If you are thinking of investing money while saving tax with a shorter lock-in period, then ELSS is a very good option to put your money in. ELSS stands for Equity Linked Savings Schemes. By investing in ELSS, investors can claim a deduction up to Rs 1.5 lakh under section 80C of the Income Tax Act in a financial year. In this article, we will understand the tax benefits you can get by investing in ELSS.
Lock-in period and investment cap:
Usually, ELSS funds have a lock-in period of three years. During this period one cannot withdraw money from the scheme during the lock-in period. Most of the fund houses allow people to start investing in ELSS with a minimum amount of Rs 500. However, there is no maximum limit for investment in tax saving funds but deduction can be claimed only up to Rs 1.5 lakh in a financial year under section 80C. One can invest in ELSS mutual fund schemes either through SIP or lump sum.

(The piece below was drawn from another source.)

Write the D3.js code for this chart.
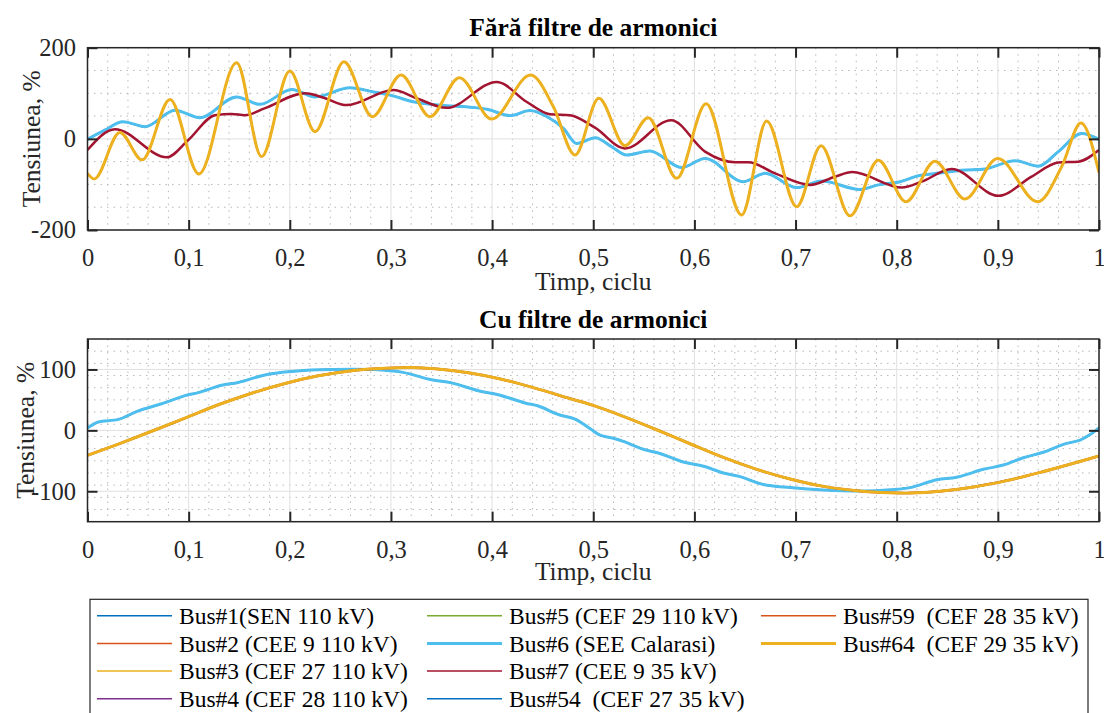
<!doctype html>
<html>
<head>
<meta charset="utf-8">
<style>
  body { margin: 0; background: #fff; }
  svg { display: block; font-family: "Liberation Serif", "Times New Roman", serif; }
  text { white-space: pre; }
</style>
<script src="https://d3js.org/d3.v7.min.js"></script>
</head>
<body>
<svg width="1104" height="713"></svg>
<script>
// ---- data: [time in cycles, voltage %] ----
// top panel (no harmonic filters)
var topGroupA = [ // Bus#1..#6 (the light blue wave covers #1-#5)
  [0,-1],[0.017,19],[0.035,37.6],[0.057,26.7],[0.0865,63],[0.111,46.4],[0.1475,92],[0.1705,75.7],
  [0.202,108.5],[0.225,92],[0.2595,112],[0.283,103],[0.299,96],[0.322,81.5],[0.3485,74],[0.3815,69],
  [0.395,65],[0.418,51],[0.4375,62],[0.454,49],[0.4705,23],[0.4836,-10],[0.502,2.6],[0.518,-17],
  [0.533,-35.5],[0.556,-26.7],[0.5874,-63],[0.6105,-43],[0.6484,-94],[0.6698,-75.7],[0.7011,-107],
  [0.7258,-92.5],[0.7637,-111],[0.7818,-101],[0.8033,-94],[0.8214,-81],[0.8412,-75.7],[0.8642,-69],
  [0.8873,-66],[0.917,-48],[0.94,-60],[0.9598,-28],[0.9829,12],[1,-1]
];
var topBus7 = [
  [0,-24.5],[0.0272,21],[0.0783,-40.5],[0.0997,-2.5],[0.126,52],[0.1425,54.5],[0.1557,52],[0.175,67],
  [0.215,100],[0.235,89],[0.256,74],[0.3024,107],[0.3254,89],[0.355,68],[0.4045,125],[0.434,81.5],
  [0.4572,54],[0.477,52],[0.5017,24.5],[0.5314,-21],[0.577,41],[0.6105,-28],[0.6402,-51.5],[0.6534,-51.5],
  [0.6798,-75.7],[0.7143,-101],[0.739,-83],[0.756,-73],[0.805,-107],[0.8247,-94],[0.8543,-66],
  [0.9005,-125],[0.9334,-83],[0.9598,-52],[0.9796,-50],[1,-24.5]
];
var topGroupB = [ // Bus#54, #59, #64
  [0,-75.7],[0.0066,-88],[0.032,14],[0.054,-46],[0.0816,86.6],[0.11,-77],[0.1475,167],[0.172,-39],
  [0.2,149],[0.225,15.7],[0.2535,169],[0.2816,48.6],[0.31,140],[0.3386,48.6],[0.3676,134],[0.3996,43.5],
  [0.4381,140],[0.4606,70.5],[0.482,-35.5],[0.5055,89],[0.5314,-15],[0.5544,46.4],[0.5825,-86.6],
  [0.6115,77],[0.6467,-167],[0.6714,39],[0.7011,-149],[0.7252,-15],[0.7539,-169],[0.7818,-47],
  [0.8092,-138],[0.8378,-49],[0.8675,-132],[0.8998,-43],[0.9394,-138],[0.9631,-61],[0.9822,35],[1,-74]
];
// bottom panel (with harmonic filters)
var botGroupA = [ // Bus#1..#6
  [0,3.8],[0.0107,13.7],[0.0305,18],[0.0503,32],[0.0733,43.7],[0.0964,57],[0.1096,62],[0.1326,74],
  [0.149,78.7],[0.1755,91],[0.2018,96.7],[0.2282,99.5],[0.2611,100.5],[0.2809,100],[0.3106,95.6],
  [0.3402,83],[0.36,78],[0.3864,65],[0.4061,58.5],[0.4325,45],[0.4457,40],[0.4655,26],[0.4819,18.6],
  [0.4968,3],[0.5067,-8],[0.5197,-13],[0.5297,-18],[0.5495,-31],[0.566,-38],[0.589,-52],[0.609,-59],
  [0.6286,-70],[0.6451,-76],[0.6682,-89],[0.6946,-94],[0.7276,-98],[0.7672,-99.6],[0.7935,-97.5],
  [0.8133,-94],[0.8396,-81],[0.8594,-77],[0.8858,-64],[0.9055,-57],[0.9252,-45],[0.945,-36],
  [0.9648,-23],[0.9813,-16],[0.9912,-7],[1,4]
];
var botGroupB = [ // Bus#7, #54, #59, #64
  [0,-41],[0.0305,-22.5],[0.0634,-1.5],[0.0964,20],[0.1293,42],[0.1623,61],[0.1953,77],[0.2282,89.5],
  [0.2611,98],[0.294,102],[0.3205,103],[0.3435,101],[0.3765,94.5],[0.4094,84],[0.4424,69.4],[0.4754,53],
  [0.5,41],[0.5297,23],[0.5627,1],[0.5957,-22],[0.6286,-44.5],[0.6616,-64],[0.6946,-80],[0.7276,-92],
  [0.7606,-99],[0.7935,-102.5],[0.8133,-103],[0.843,-100],[0.876,-93],[0.9089,-82.5],[0.9419,-69],
  [0.9748,-54],[1,-42]
];

var busNames = ["Bus#1(SEN 110 kV)", "Bus#2 (CEE 9 110 kV)", "Bus#3 (CEF 27 110 kV)", "Bus#4 (CEF 28 110 kV)",
  "Bus#5 (CEF 29 110 kV)", "Bus#6 (SEE Calarasi)", "Bus#7 (CEE 9 35 kV)", "Bus#54  (CEF 27 35 kV)",
  "Bus#59  (CEF 28 35 kV)", "Bus#64  (CEF 29 35 kV)"];
var busColors = ["#0072BD", "#D95319", "#EDB120", "#7E2F8E", "#77AC30", "#4DBEEE", "#A2142F", "#0072BD", "#D95319", "#EDB120"];
var busWidths = [1.5, 1.5, 1.5, 1.5, 1.5, 3, 2.5, 1.5, 1.5, 3];
var topSeries = [topGroupA, topGroupA, topGroupA, topGroupA, topGroupA, topGroupA, topBus7, topGroupB, topGroupB, topGroupB];
var botSeries = [botGroupA, botGroupA, botGroupA, botGroupA, botGroupA, botGroupA, botGroupB, botGroupB, botGroupB, botGroupB];

var xTicks = [0, 0.1, 0.2, 0.3, 0.4, 0.5, 0.6, 0.7, 0.8, 0.9, 1];
var topYTicks = [-200, 0, 200];
var botYTicks = [-100, 0, 100];

var svg = d3.select("svg");
var left = 87.5, right = 1099;
var ink = "#262626";
var fmt = function(d) { return String(d).replace(".", ","); };

function panel(opts) {
  var x = d3.scaleLinear().domain([0, 1]).range([left, right]);
  var y = d3.scaleLinear().domain(opts.yDomain).range([opts.bottom, opts.top]);
  var g = svg.append("g");
  var clipId = "clip" + opts.id;
  svg.append("clipPath").attr("id", clipId).append("rect")
     .attr("x", left).attr("y", opts.top).attr("width", right - left).attr("height", opts.bottom - opts.top);

  // minor grid (dotted)
  var xMinor = d3.range(0, 1.0001, 0.02).filter(function(v) { return Math.abs(v * 10 - Math.round(v * 10)) > 1e-6; });
  var yMinor = d3.range(opts.yDomain[0], opts.yDomain[1] + 0.001, opts.minorStep).filter(function(v) {
    return opts.yTicks.indexOf(v) < 0 && v > opts.yDomain[0] && v < opts.yDomain[1]; });
  g.selectAll(".xminor").data(xMinor).enter().append("line")
   .attr("x1", x).attr("x2", x).attr("y1", opts.top).attr("y2", opts.bottom)
   .attr("stroke", "#b8b8b8").attr("stroke-width", 1).attr("stroke-dasharray", "1.5,5");
  g.selectAll(".yminor").data(yMinor).enter().append("line")
   .attr("x1", left).attr("x2", right).attr("y1", y).attr("y2", y)
   .attr("stroke", "#b8b8b8").attr("stroke-width", 1).attr("stroke-dasharray", "1.5,5");
  // major grid
  g.selectAll(".xmajor").data(xTicks).enter().append("line")
   .attr("x1", x).attr("x2", x).attr("y1", opts.top).attr("y2", opts.bottom)
   .attr("stroke", "#e0e0e0").attr("stroke-width", 1);
  g.selectAll(".ymajor").data(opts.yTicks).enter().append("line")
   .attr("x1", left).attr("x2", right).attr("y1", y).attr("y2", y)
   .attr("stroke", "#e0e0e0").attr("stroke-width", 1);

  // series
  var line = d3.line().x(function(d) { return x(d[0]); }).y(function(d) { return y(d[1]); }).curve(opts.curve);
  g.append("g").attr("clip-path", "url(#" + clipId + ")")
   .selectAll("path").data(opts.series).enter().append("path")
   .attr("d", line).attr("fill", "none")
   .attr("stroke", function(d, i) { return busColors[i]; })
   .attr("stroke-width", function(d, i) { return busWidths[i]; })
   .attr("stroke-linejoin", "round");

  // axes, ticks point inward
  var ax = g.append("g").attr("transform", "translate(0," + opts.bottom + ")")
   .call(d3.axisBottom(x).tickValues(xTicks).tickSizeInner(-10).tickSizeOuter(0).tickPadding(18.5).tickFormat(fmt));
  var axTop = g.append("g").attr("transform", "translate(0," + opts.top + ")")
   .call(d3.axisTop(x).tickValues(xTicks).tickSizeInner(-10).tickSizeOuter(0).tickFormat(""));
  var ay = g.append("g").attr("transform", "translate(" + left + ",0)")
   .call(d3.axisLeft(y).tickValues(opts.yTicks).tickSizeInner(-10).tickSizeOuter(0).tickPadding(11.5).tickFormat(fmt));
  var ayR = g.append("g").attr("transform", "translate(" + right + ",0)")
   .call(d3.axisRight(y).tickValues(opts.yTicks).tickSizeInner(-10).tickSizeOuter(0).tickFormat(""));
  [ax, axTop, ay, ayR].forEach(function(a) {
    a.select(".domain").remove();
    a.selectAll(".tick line").attr("stroke", ink).attr("stroke-width", 2);
    a.selectAll(".tick text").attr("font-size", 24.5).attr("font-family", "Liberation Serif").attr("fill", ink);
  });
  g.append("rect").attr("x", left).attr("y", opts.top).attr("width", right - left).attr("height", opts.bottom - opts.top)
   .attr("fill", "none").attr("stroke", ink).attr("stroke-width", 1.5);

  // title and labels
  g.append("text").attr("x", (left + right) / 2).attr("y", opts.top - 11.5)
   .attr("text-anchor", "middle").attr("font-size", 25.5).attr("font-weight", "bold").attr("fill", "#000")
   .text(opts.title);
  g.append("text").attr("x", (left + right) / 2).attr("y", opts.bottom + opts.xlabGap)
   .attr("text-anchor", "middle").attr("font-size", 25.5).attr("fill", ink)
   .text("Timp, ciclu");
  g.append("text").attr("transform", "translate(" + opts.ylabX + "," + (opts.top + opts.bottom) / 2 + ") rotate(-90)")
   .attr("text-anchor", "middle").attr("font-size", 25.5).attr("fill", ink)
   .text("Tensiunea, %");
}

panel({ id: 1, top: 47.7, bottom: 230, yDomain: [-200, 200], yTicks: topYTicks, minorStep: 50,
        series: topSeries, curve: d3.curveMonotoneX, title: "Fără filtre de armonici", xlabGap: 60, ylabX: 40 });
panel({ id: 2, top: 339, bottom: 521.7, yDomain: [-150, 150], yTicks: botYTicks, minorStep: 20,
        series: botSeries, curve: d3.curveCatmullRom.alpha(0.5), title: "Cu filtre de armonici", xlabGap: 58, ylabX: 34 });

// legend (4 rows, filled column by column; box runs past the bottom edge)
var leg = svg.append("g");
leg.append("rect").attr("x", 90).attr("y", 599.3).attr("width", 998).attr("height", 130)
   .attr("fill", "#fff").attr("stroke", ink).attr("stroke-width", 1.2);
var colX = [97, 427, 761];
busNames.forEach(function(name, i) {
  var c = Math.floor(i / 4), r = i % 4;
  var yy = 615.7 + r * 27.7;
  leg.append("line").attr("x1", colX[c]).attr("x2", colX[c] + 75).attr("y1", yy).attr("y2", yy)
     .attr("stroke", busColors[i]).attr("stroke-width", busWidths[i] > 2.5 ? 3 : 1.5);
  leg.append("text").attr("x", colX[c] + 82).attr("y", yy).attr("dy", "0.35em")
     .attr("font-size", 23.5).attr("fill", "#000").text(name);
});
</script>
</body>
</html>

How can you invest in ELSS?
You have to fill the form along with the cheque at the branch office or registrar office of the fund house. One can also invest in ELSS online through the fund house website or through aggregators or from your Demat account. You will get a folio number once you invest in ELSS. By providing this folio number you can invest in the ELSS scheme in future.
Investors have various options while investing in ELSS mutual funds. One can choose from growth option, dividend option and dividend reinvestment option.

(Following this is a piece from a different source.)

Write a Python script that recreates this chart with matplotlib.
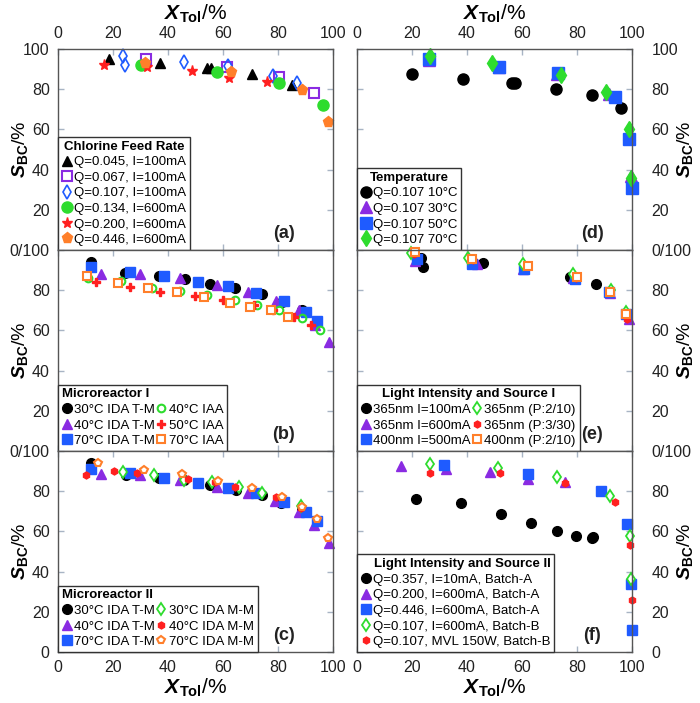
import matplotlib
matplotlib.use('Agg')
import matplotlib.pyplot as plt

plt.rcParams['font.family'] = ['Liberation Sans', 'DejaVu Sans']
plt.rcParams['mathtext.fontset'] = 'custom'
plt.rcParams['mathtext.rm'] = 'Liberation Sans'
plt.rcParams['mathtext.bf'] = 'Liberation Sans:bold'
plt.rcParams['mathtext.it'] = 'Liberation Sans:italic'
plt.rcParams['mathtext.bfit'] = 'Liberation Sans:italic:bold'

# (a) chlorine feed rate
a_title = 'Chlorine Feed Rate'
a_labels = ['Q=0.045, I=100mA', 'Q=0.067, I=100mA', 'Q=0.107, I=100mA',
            'Q=0.134, I=600mA', 'Q=0.200, I=600mA', 'Q=0.446, I=600mA']
a_x = [[18.5, 37, 54, 55.5, 70.5, 85],
       [32, 61.5, 80.5, 93],
       [23.6, 24.4, 45.9, 61.7, 78.3, 87],
       [30.2, 57.9, 80.4, 96.5],
       [16.6, 32.5, 48.8, 62.3, 75.9, 88.6],
       [31.6, 62.9, 88.6, 98.3]]
a_y = [[95.3, 93.3, 90.5, 90.5, 87.5, 82.2],
       [95.3, 91.3, 86.2, 78.3],
       [96.3, 92, 93.8, 91.7, 86.7, 83.3],
       [92, 88.7, 83.3, 72],
       [92.2, 91.2, 89.2, 85.8, 83.8, 79.7],
       [93.3, 88.8, 79.7, 63.7]]

# (b) microreactor I
b_title = 'Microreactor I'
b_labels = ['30°C IDA T-M', '40°C IDA T-M', '70°C IDA T-M',
            '40°C IAA', '50°C IAA', '70°C IAA']
b_x = [[12, 24.5, 36.8, 46.2, 55.2, 64.5, 74.3, 81.3, 88.6],
       [15.5, 29.7, 44.4, 57.8, 69.1, 79.2, 87.7, 93.3, 98.7],
       [12, 26.2, 38.4, 50.8, 61.8, 72.1, 82, 90, 94.3],
       [10.8, 23, 34.1, 44.2, 54.2, 64.2, 72.2, 80.5, 88.8, 95.2],
       [13.7, 26.1, 37, 49.9, 59.9, 71.2, 78.2, 85.9, 91.9],
       [10.7, 21.8, 32.8, 43.2, 53, 62.5, 69.8, 77.3, 83.5]]
b_y = [[94, 88.4, 86.9, 85.4, 83.3, 81.3, 78, 74.3, 70.1],
       [88.3, 88.3, 85.9, 82.4, 79.1, 74.6, 70, 62.7, 54.2],
       [91.5, 89.1, 86.9, 84.1, 81.9, 78.8, 74.5, 69.4, 64.7],
       [86.3, 84.6, 80.9, 79.6, 77.6, 75.3, 72.6, 70, 66.4, 60],
       [84.1, 81.8, 79.1, 77.3, 75.1, 72.8, 70, 66.9, 62.9],
       [87.1, 83.4, 81.3, 79.1, 76.6, 73.6, 71.6, 70, 66.9]]

# (c) microreactor II
c_title = 'Microreactor II'
c_labels = ['30°C IDA T-M', '40°C IDA T-M', '70°C IDA T-M',
            '30°C IDA M-M', '40°C IDA M-M', '70°C IDA M-M']
c_x = [[12, 24.6, 36.8, 45.9, 55.3, 64.6, 74.3, 81.2, 88.6],
       [15.5, 29.7, 44.4, 57.8, 69.1, 78.9, 87.5, 93, 98.7],
       [12, 26.2, 38.4, 50.8, 61.8, 72.1, 82.1, 90.1, 94.3],
       [23.7, 35, 45.9, 56.1, 65.7, 74.3, 88.3],
       [10.1, 20.2, 28.7, 47.3, 57, 64.5, 79.4, 88.4],
       [14.7, 31.2, 45.2, 58.3, 70.4, 81.6, 88.6, 94.2, 98.3]]
c_y = [[94.1, 88, 86.7, 85.5, 83.2, 80.8, 77.9, 74.2, 70.9],
       [88.5, 88.2, 85.7, 82.2, 79.2, 75, 69.9, 63.1, 54],
       [91.1, 89, 86.7, 84.2, 81.8, 78.9, 74.7, 69.6, 65.1],
       [89.8, 88, 85.8, 84.5, 82, 79.2, 72.5],
       [88.3, 90, 89.2, 86, 84.5, 82, 77.2, 71.7],
       [94.1, 90.6, 88.7, 85, 81.7, 77, 72.2, 66.4, 56.5]]

# (d) temperature
d_title = 'Temperature'
d_labels = ['Q=0.107 10°C', 'Q=0.107 30°C', 'Q=0.107 50°C', 'Q=0.107 70°C']
d_x = [[20.1, 38.7, 56.5, 57.5, 72.2, 85.3, 95.9],
       [26.3, 51.7, 72.8, 91.5, 99, 99.5],
       [26.3, 51.7, 73.2, 93.8, 99, 99.9],
       [26.6, 49.2, 74.1, 90.5, 99, 99.6]]
d_y = [[87.5, 85.3, 83.2, 83, 80.3, 77, 70.5],
       [94.7, 91.2, 87.8, 77.8, 57.8, 36.7],
       [95, 91.3, 88.3, 76, 55.5, 30.8],
       [96.7, 93.3, 87.3, 78.8, 60, 35.8]]

# (e) light intensity and source I
e_title = 'Light Intensity and Source I'
e_labels = ['365nm I=100mA', '365nm I=600mA', '400nm I=500mA',
            '365nm (P:2/10)', '365nm (P:3/30)', '400nm (P:2/10)']
e_x = [[23.3, 24.1, 45.7, 77.5, 86.8],
       [21, 43.5, 60.5, 78.7, 92, 98.8],
       [21.7, 41.7, 60.8, 79.3, 91.7, 97.8],
       [19.8, 40.5, 60.4, 78.5, 92.2, 97.8],
       [20.6, 42.3, 61.7, 79.6, 92, 98.3],
       [21.1, 41.7, 62.3, 80, 92, 97.8]]
e_y = [[96.2, 91.7, 93.7, 86.6, 82.9],
       [94.5, 93.2, 90.4, 85.9, 78.8, 65.5],
       [95.7, 93.2, 90.4, 85.4, 79, 68],
       [98.7, 96.2, 93.2, 88.3, 79.9, 69],
       [97.9, 95.2, 91.9, 86.3, 79, 65.5],
       [98.9, 95.7, 92, 86.8, 79.3, 68]]

# (f) light intensity and source II
f_title = 'Light Intensity and Source II'
f_labels = ['Q=0.357, I=10mA, Batch-A', 'Q=0.200, I=600mA, Batch-A',
            'Q=0.446, I=600mA, Batch-A', 'Q=0.107, I=600mA, Batch-B',
            'Q=0.107, MVL 150W, Batch-B']
f_x = [[21.6, 37.9, 52.5, 63.3, 72.9, 79.8, 85.5, 85.9],
       [16.1, 32.4, 48.5, 62.1, 75.8],
       [31.5, 62.2, 88.6, 98.1, 99.6, 99.9],
       [26.5, 51.4, 72.6, 92, 99.2, 99.6],
       [26.5, 51.9, 75.8, 93.9, 99.4, 99.9]]
f_y = [[75.9, 73.9, 68.9, 64.1, 60.1, 57.8, 56.5, 57],
       [92.8, 91.1, 89.7, 86.3, 84.5],
       [93.1, 88.8, 79.9, 63.8, 33.7, 10.8],
       [93.6, 91.4, 87.2, 77.4, 57.6, 36.4],
       [89, 89.3, 84.2, 74.5, 53.1, 26.1]]

BLACK = 'black'
PURPLE = '#8a2be2'
BLUE = '#1f5bff'
GREEN = '#2edc2e'
RED = '#ff2020'
ORANGE = '#ff7f2a'

blk = dict(marker='o', color=BLACK, ms=7)
pur = dict(marker='^', color=PURPLE, ms=7)
blu = dict(marker='s', color=BLUE, ms=7)

a_st = [dict(marker='^', color=BLACK, ms=7),
        dict(marker='s', mfc='none', mec=PURPLE, mew=1.5, ms=7),
        dict(marker='d', mfc='none', mec=BLUE, mew=1.2, ms=7),
        dict(marker='o', color=GREEN, ms=8),
        dict(marker='*', color=RED, ms=8),
        dict(marker='p', color=ORANGE, ms=8)]
b_st = [blk, pur, blu,
        dict(marker='o', mfc='none', mec=GREEN, mew=1.5, ms=5.5),
        dict(marker='P', color=RED, ms=5.5),
        dict(marker='s', mfc='white', mec=ORANGE, mew=1.5, ms=6)]
c_st = [blk, pur, blu,
        dict(marker='d', mfc='white', mec=GREEN, mew=1.3, ms=6),
        dict(marker='h', color=RED, ms=5),
        dict(marker='p', mfc='white', mec=ORANGE, mew=1.5, ms=6)]
d_st = [dict(marker='o', color=BLACK, ms=8),
        dict(marker='^', color=PURPLE, ms=8),
        dict(marker='s', color=BLUE, ms=8),
        dict(marker='d', color=GREEN, ms=8)]
e_st = [blk, pur, blu,
        dict(marker='d', mfc='white', mec=GREEN, mew=1.3, ms=6),
        dict(marker='h', color=RED, ms=5),
        dict(marker='s', mfc='white', mec=ORANGE, mew=1.5, ms=6)]
f_st = [blk, pur, blu,
        dict(marker='d', mfc='white', mec=GREEN, mew=1.3, ms=6),
        dict(marker='h', color=RED, ms=5)]

xlab = r'$\mathbfit{X}_{\mathbf{Tol}}$/%'
ylab = r'$\mathbfit{S}_{\mathbf{BC}}$/%'

fig = plt.figure(figsize=(7, 7.03), dpi=100)
lefts = [58 / 700, 357 / 700]
bottoms = [0.6443, 0.3584, 0.0725]
w = 275 / 700
h = 201 / 703

panels = [
    (0, 0, a_x, a_y, a_labels, a_st, a_title, 1, 'center', '(a)'),
    (1, 0, b_x, b_y, b_labels, b_st, b_title, 2, 'left', '(b)'),
    (2, 0, c_x, c_y, c_labels, c_st, c_title, 2, 'left', '(c)'),
    (0, 1, d_x, d_y, d_labels, d_st, d_title, 1, 'center', '(d)'),
    (1, 1, e_x, e_y, e_labels, e_st, e_title, 2, 'center', '(e)'),
    (2, 1, f_x, f_y, f_labels, f_st, f_title, 1, 'right', '(f)'),
]

ytl = [['0/100', '20', '40', '60', '80', '100'],
       ['0/100', '20', '40', '60', '80', ''],
       ['0', '20', '40', '60', '80', '']]

for row, col, xs, ys, labels, styles, title, ncol, align, tag in panels:
    ax = fig.add_axes([lefts[col], bottoms[row], w, h])
    for x, y, lab, st in zip(xs, ys, labels, styles):
        ax.plot(x, y, ls='none', label=lab, clip_on=False, **st)
    ax.set_xlim(0, 100)
    ax.set_ylim(0, 100)
    ax.set_xticks(range(0, 101, 20))
    ax.set_yticks(range(0, 101, 20))
    ax.set_yticklabels(ytl[row])
    for s in ax.spines.values():
        s.set_color('#555555')
        s.set_linewidth(1.0)
    ax.tick_params(direction='in', color='#a8b4c4', length=4, width=1,
                   top=True, bottom=True, left=True, right=True,
                   labelsize=11.5, labelcolor='#222222',
                   labeltop=(row == 0), labelbottom=(row == 2),
                   labelleft=(col == 0), labelright=(col == 1))
    ax.tick_params(axis='x', pad=6)
    ax.tick_params(axis='y', which='both', pad=(6 if col == 0 else 14))
    if row == 0:
        ax.xaxis.set_label_position('top')
        ax.set_xlabel(xlab, fontsize=15)
        ax.xaxis.set_label_coords(0.5, 1.145)
    if row == 2:
        ax.set_xlabel(xlab, fontsize=15)
        ax.xaxis.set_label_coords(0.5, -0.125)
    ax.set_ylabel(ylab, fontsize=14)
    if col == 0:
        ax.yaxis.set_label_coords(-0.1, 0.5)
    else:
        ax.yaxis.set_label_position('right')
        ax.yaxis.set_label_coords(1.155, 0.5)

    leg = ax.legend(loc='lower left', bbox_to_anchor=(0, 0), borderaxespad=0,
                    ncol=ncol, title=title, fontsize=9.5,
                    title_fontproperties={'weight': 'bold', 'size': 9.5},
                    handlelength=0.7, handletextpad=0.2, labelspacing=0.25,
                    borderpad=0.3, columnspacing=0.15, fancybox=False,
                    edgecolor='#333333', framealpha=1, alignment=align)
    leg.get_frame().set_linewidth(1.0)

    tx = 0.82 if col == 0 else 0.855
    ax.text(tx, 0.08, tag, transform=ax.transAxes, ha='center', va='center',
            fontsize=13, fontweight='bold', color='#222222')

fig.savefig('out.png', dpi=100)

Dividends are not paid to the investors in the growth option but here growth is more as compared to the other two options. Gains/losses are available only while redeeming the scheme or switching to it.
In the dividend option, a dividend is paid to the investors. However, the declaration of dividends completely depends on the fund house. Notably, the dividend paid is taxable.
In the dividend reinvestment option, the dividend declared by the fund house is reinvested in the scheme. Dividend reinvestment also has a lock-in period.
Tax on withdrawal:
Tax exemption under section 80C is available on investment in ELSS funds. If you withdraw money from the scheme after the lock-in period is over, then it is taxed. As per the existing tax laws, long term capital gains tax is levied if the money is held in equity mutual funds for more than one year. If gains from ELSS mutual funds exceed Rs 1 lakh in a financial year, then the tax without indexation benefit is taxed at the rate of 10 percent. However, gains up to Rs 1 lakh are not taxable.
Understand the risks before investing:
Most of the money you invest under ELSS is invested by fund house in the stock market. Due to this, volatility and risk are higher in ELSS as compared to Tax Saving Fixed Deposits and other bond schemes. In case of tax saving FD, the returns are known at the time of investment, whereas the performance of ELSS is market-linked.